Protestors, dressed in white robes as a symbol of that unity, march in silence around the immigration building seven times, evoking the Jericho walk that the people of Israel made around the walled-city until its fortifications crumbled with the blow of a horn. “Similarly,” said Ravi Ragbir, the director of the Sanctuary chapter, “Immigration and all policies seem like they are impenetrable. We are walking around the building, which represents an unjust policy, to change it.”
Ruiz hopes that as the new sanctuary movement’s protests grow larger, people will begin to visualize the pain and suffering of others who are victimized by unfair policies—students who are unable to learn, workers who face exploitation, and families that are being divided.
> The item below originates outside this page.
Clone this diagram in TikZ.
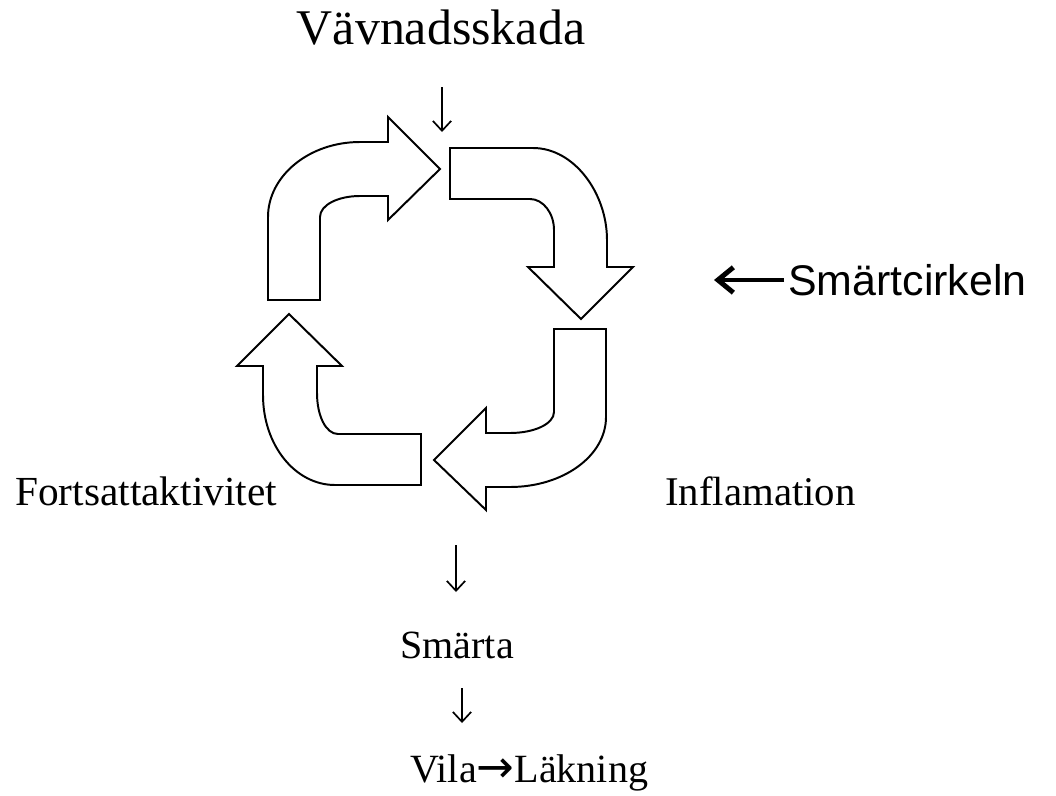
\documentclass[tikz,border=0pt]{standalone}
\usepackage{fontspec}
\setmainfont{Liberation Serif}
\newfontfamily\arialfont{Liberation Sans}
\newfontfamily\arrowfont{DejaVu Sans}
\usetikzlibrary{arrows.meta}

\begin{document}
\begin{tikzpicture}
	  [x=0.025cm,y=-0.025cm,
	   bent/.style={draw, line width=1.4pt, line join=miter, fill=white},
	   lbl/.style={inner sep=0pt, anchor=base west},
	   dn/.style={line width=1.2pt, -{Straight Barb[length=7pt,width=13pt]}},
	   every path/.style={>=latex}]
	  \useasboundingbox (0,0) rectangle (1056,795);

	  % the four bent arrows of the circle
	  \draw[bent] (268,300) -- (268,217) .. controls (268,176) and (309,142) .. (360,142)
	    -- (388,142) -- (388,117) -- (440,169) -- (388,220) -- (388,196) -- (360,196)
	    .. controls (338,196) and (320,205) .. (320,217) -- (320,300) -- cycle;
	  \draw[bent] (450,148) -- (533,148) .. controls (574,148) and (607,193) .. (607,240)
	    -- (607,267) -- (633,267) -- (581,319) -- (528,267) -- (554,267) -- (554,230)
	    .. controls (554,213) and (543,199) .. (530,199) -- (450,199) -- cycle;
	  \draw[bent] (606,329) -- (606,417) .. controls (606,456) and (563,487) .. (510,487)
	    -- (486,487) -- (486,510) -- (434,460) -- (486,408) -- (486,433) -- (510,433)
	    .. controls (534,433) and (554,424) .. (554,412) -- (554,329) -- cycle;
	  \draw[bent] (421,434) -- (338,434) .. controls (326,434) and (317,416) .. (317,393)
	    -- (317,366) -- (342,366) -- (289,314) -- (237,366) -- (263,366) -- (263,395)
	    .. controls (263,445) and (295,485) .. (335,485) -- (421,485) -- cycle;

	  % texts
	  \node[inner sep=0pt, anchor=base] (vav) at (441,45) {\fontsize{35.5}{40}\selectfont Vävnadsskada};
	  \node[lbl] (fort) at (15,505) {\fontsize{29.4}{34}\selectfont Fortsattaktivitet};
	  \node[lbl] (infl) at (665,505) {\fontsize{29}{34}\selectfont Inflamation};
	  \node[lbl] (smarta) at (400,658) {\fontsize{28.5}{34}\selectfont Smärta};
	  \node[lbl] (vila) at (410,782) {\fontsize{28.5}{34}\selectfont Vila{\arrowfont\fontsize{32}{36}\selectfont→}Läkning};
	  \node[lbl] (cirkel) at (788,295) {\arialfont\fontsize{30.5}{36}\selectfont Smärtcirkeln};

	  % arrow ends
	  \coordinate (a1) at (442,87);  \coordinate (b1) at (442,132);
	  \coordinate (a2) at (456,545); \coordinate (b2) at (456,592);
	  \coordinate (a3) at (462,688); \coordinate (b3) at (462,723);
	  \coordinate (ct) at (714,280);

	  \foreach \from/\to in {a1/b1,a2/b2,a3/b3}
	    \draw[dn] (\from) -- (\to);
	  \draw[line width=3.5pt, -{Straight Barb[length=11pt,width=18pt]}] (cirkel.west |- ct) ++(-4,0) -- (ct);
	\end{tikzpicture}
\end{document}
The success of Ruiz’s work at St. Jacobi’s, and the future of OWS in communities of faith, will depend largely on whether organizers and ministers can inspire the congregation to see beyond the church walls. And for that, he explained, the parishioners have to understand that the temple is not a destination where they can be closer to God, but a place that facilitates a relationship with God’s spirit in the community. To this end, he posed a question in his Lenten sermon: “How can we make this temple more meaningful for our community?”